Hands-on work with manuscripts
Hands-on work with manuscripts
Verfasser: Mahdieh Tavakol, FU Berlin, Institut für Islamwissenschaft
As part of my involvement in the project “Mediating Islam in the Digital Age” (MIDA), I spent an internship in the Gotha Research Library to get some experience with the inner workings of the library, particularly its rich collection of oriental manuscripts.
The role I play as an early career researcher in MIDA, a project which is concerned with the effect of technology and digitization on Islam in general, is related to Islamic manuscript collections and their digitization in recent decades. My research is focused on the library of Bahāʾ al-Dīn Muḥammad al-ʿĀmilī (Shaykh Bahaʾī), the famous Arab scholar and poet of the 16th and early 17th centuries in Safavid Persia. Shaykh Bahaʾī’s library does not exist today and what has remained of it are only individual manuscripts scattered around the globe. I focus on reconstructing the library and following the history of its books from their production throughout their travels and their digitization in recent years. Within such a framework of library and manuscripts studies, the internship at Gotha was intended to give me a hands-on experience with manuscripts, their preservation and digitization.
The climax of my time at Gotha was perhaps the experience with the library’s collection of around 11.500 manuscripts as well as early printed books. Having worked before solely with Arabic manuscripts, seeing European manuscripts and early printed books next to the oriental manuscripts provided me with a good opportunity for a comparative understanding of these three different traditions of texts.
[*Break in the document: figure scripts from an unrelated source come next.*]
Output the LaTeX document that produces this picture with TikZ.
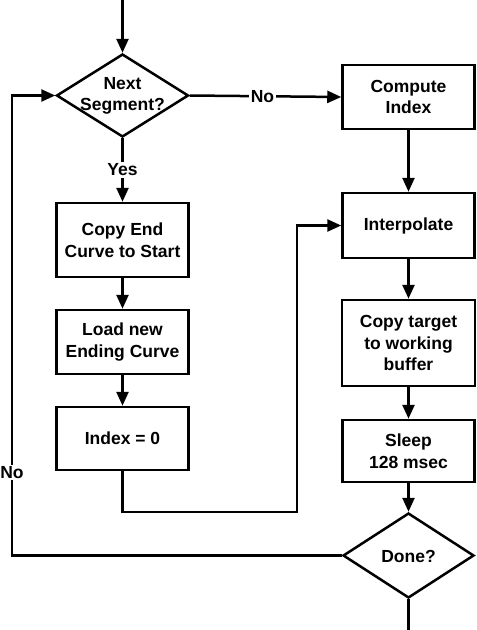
\documentclass[tikz,border=0pt]{standalone}
\usepackage{fontspec}
\setmainfont{Liberation Sans}
\usetikzlibrary{shapes.geometric,arrows.meta}
\begin{document}
\begin{tikzpicture}[x=1pt,y=-1pt,
  line width=2.5pt,
  every node/.style={font=\fontsize{17.5}{21.5}\selectfont\bfseries, align=center},
  box/.style={draw, rectangle, inner sep=0pt},
  dec/.style={draw, diamond, inner sep=0pt},
  txt/.style={inner sep=0pt},
  lbl/.style={fill=white, inner sep=1.5pt},
  arr/.style={-{Triangle[length=14pt,width=12pt]}}
]
\useasboundingbox (0,0) rectangle (477,630);
% left column
\node[dec, minimum width=132pt, minimum height=83pt] (next) at (122.5,95.5) {};
\node[txt] (nexttxt) at (122.5,96) {Next\\Segment?};
\node[box, minimum width=132pt, minimum height=74pt] (copyend) at (122.5,240) {Copy End\\Curve to Start};
\node[box, minimum width=132pt, minimum height=64pt] (load) at (122.5,342) {Load new\\Ending Curve};
\node[box, minimum width=132pt, minimum height=63pt] (index) at (122.5,438.5) {Index = 0};
% right column
\node[box, minimum width=132pt, minimum height=64pt] (compute) at (408.5,97) {Compute\\Index};
\node[box, minimum width=132pt, minimum height=65pt] (interp) at (408.5,225.5) {Interpolate};
\node[box, minimum width=133pt, minimum height=86pt] (copyt) at (408.5,343) {Copy target\\to working\\buffer};
\node[box, minimum width=132pt, minimum height=62pt] (sleep) at (408.5,451) {Sleep\\128 msec};
\node[dec, minimum width=131pt, minimum height=85pt] (done) at (408.5,555.5) {};
\node[txt] (donetxt) at (408.5,556) {Done?};
% coordinates
\coordinate (top) at (122.5,0);
\coordinate (bot) at (408.5,630);
\coordinate (i1) at (122.5,512);
\coordinate (i2) at (297,512);
\coordinate (i3) at (297,225.5);
\coordinate (l1) at (12,555.5);
\coordinate (l2) at (12,95.5);
% connectors
\draw[arr] (top) -- (next.north);
\draw[arr] (next.east) -- node[lbl, pos=0.48] (nolbl) {No} (compute.west);
\draw[arr] (next.south) -- node[lbl, pos=0.5] (yeslbl) {Yes} (copyend.north);
\draw[arr] (copyend) -- (load);
\draw[arr] (load) -- (index);
\draw[arr] (index.south) -- (i1) -- (i2) -- (i3) -- (interp.west);
\draw[arr] (compute) -- (interp);
\draw[arr] (interp) -- (copyt);
\draw[arr] (copyt) -- (sleep);
\draw[arr] (sleep) -- (done.north);
\draw (done.south) -- (bot);
\draw[arr] (done.west) -- (l1) -- node[lbl, pos=0.18, inner xsep=0pt] (nolbl2) {No} (l2) -- (next.west);
\end{tikzpicture}
\end{document}
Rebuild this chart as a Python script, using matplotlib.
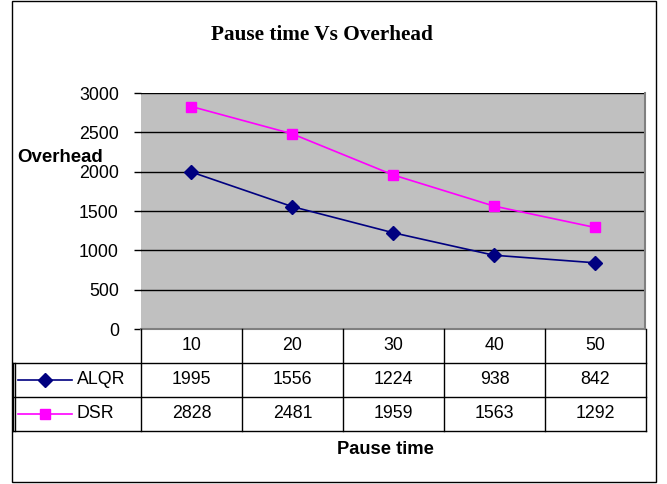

An interesting example of the differences between the European and oriental manuscripts relates to the physicality of them where different material and different styles of craftsmanship can be observed. While oriental manuscripts are predominantly made of paper, the material on which European manuscripts are written depends on whether they were produced in Medieval or in Early Modern Times. Medieval manuscripts are mostly made of parchment. This is particularly true for the manuscripts prior to the 15th century when printed books came to emerge and to gradually replace manuscripts in the book culture of Europe. Amongst the variety of materials used for European book covers of the 15th-17th centuries the application of pig skin is quite common whereas it is absent in the oriental manuscript tradition.
In contrast to the early adoption of print in Europe in the 15th century, print was welcomed with some hesitations in the oriental manuscript tradition. In the orient, writing and copying books by hand continued to be the dominant way of book production well into the nineteenth century. This late adoption of print in Islamdom is reflected in scarcity of pre-nineteenth-century oriental printed books in the Gotha library while a huge number of European printed books preserved in the library belong to that period.
At the Gotha Research Library, I also worked on preparing initial catalogue entries for the several uncatalogued manuscripts and early Persian printed books from what is known as the Benzing collection, a small collection of ten manuscripts and printed books which was acquired by the Research Library at the beginning of the twenty-first century. These books cover a wide range of themes from jurisprudence to geography and poetry. Interestingly, among the manuscripts from the Benzing collection, I found one of the books authored by Shaykh Bahaʾī, the protagonist of my research. This work was copied long after his death in the 19th century.
Beside the experience with the manuscripts and early printed books, the Gotha Research Library also gave me the opportunity to familiarize myself with the process of manuscript digitization, carried out within the library. A visit to the restoration workshop of the University of Erfurt, where damaged manuscripts from the Gotha Research Library are sent to be restored, was another valuable part of my internship in Gotha.
The internship at Gotha enriched my understanding of the manuscript world and made what I have been dealing with mostly in digital form and on the screen very tangible. I am very thankful to both MIDA and all the staff at the Gotha Research Library who facilitated this experience and whose knowledge I benefited from during my stay.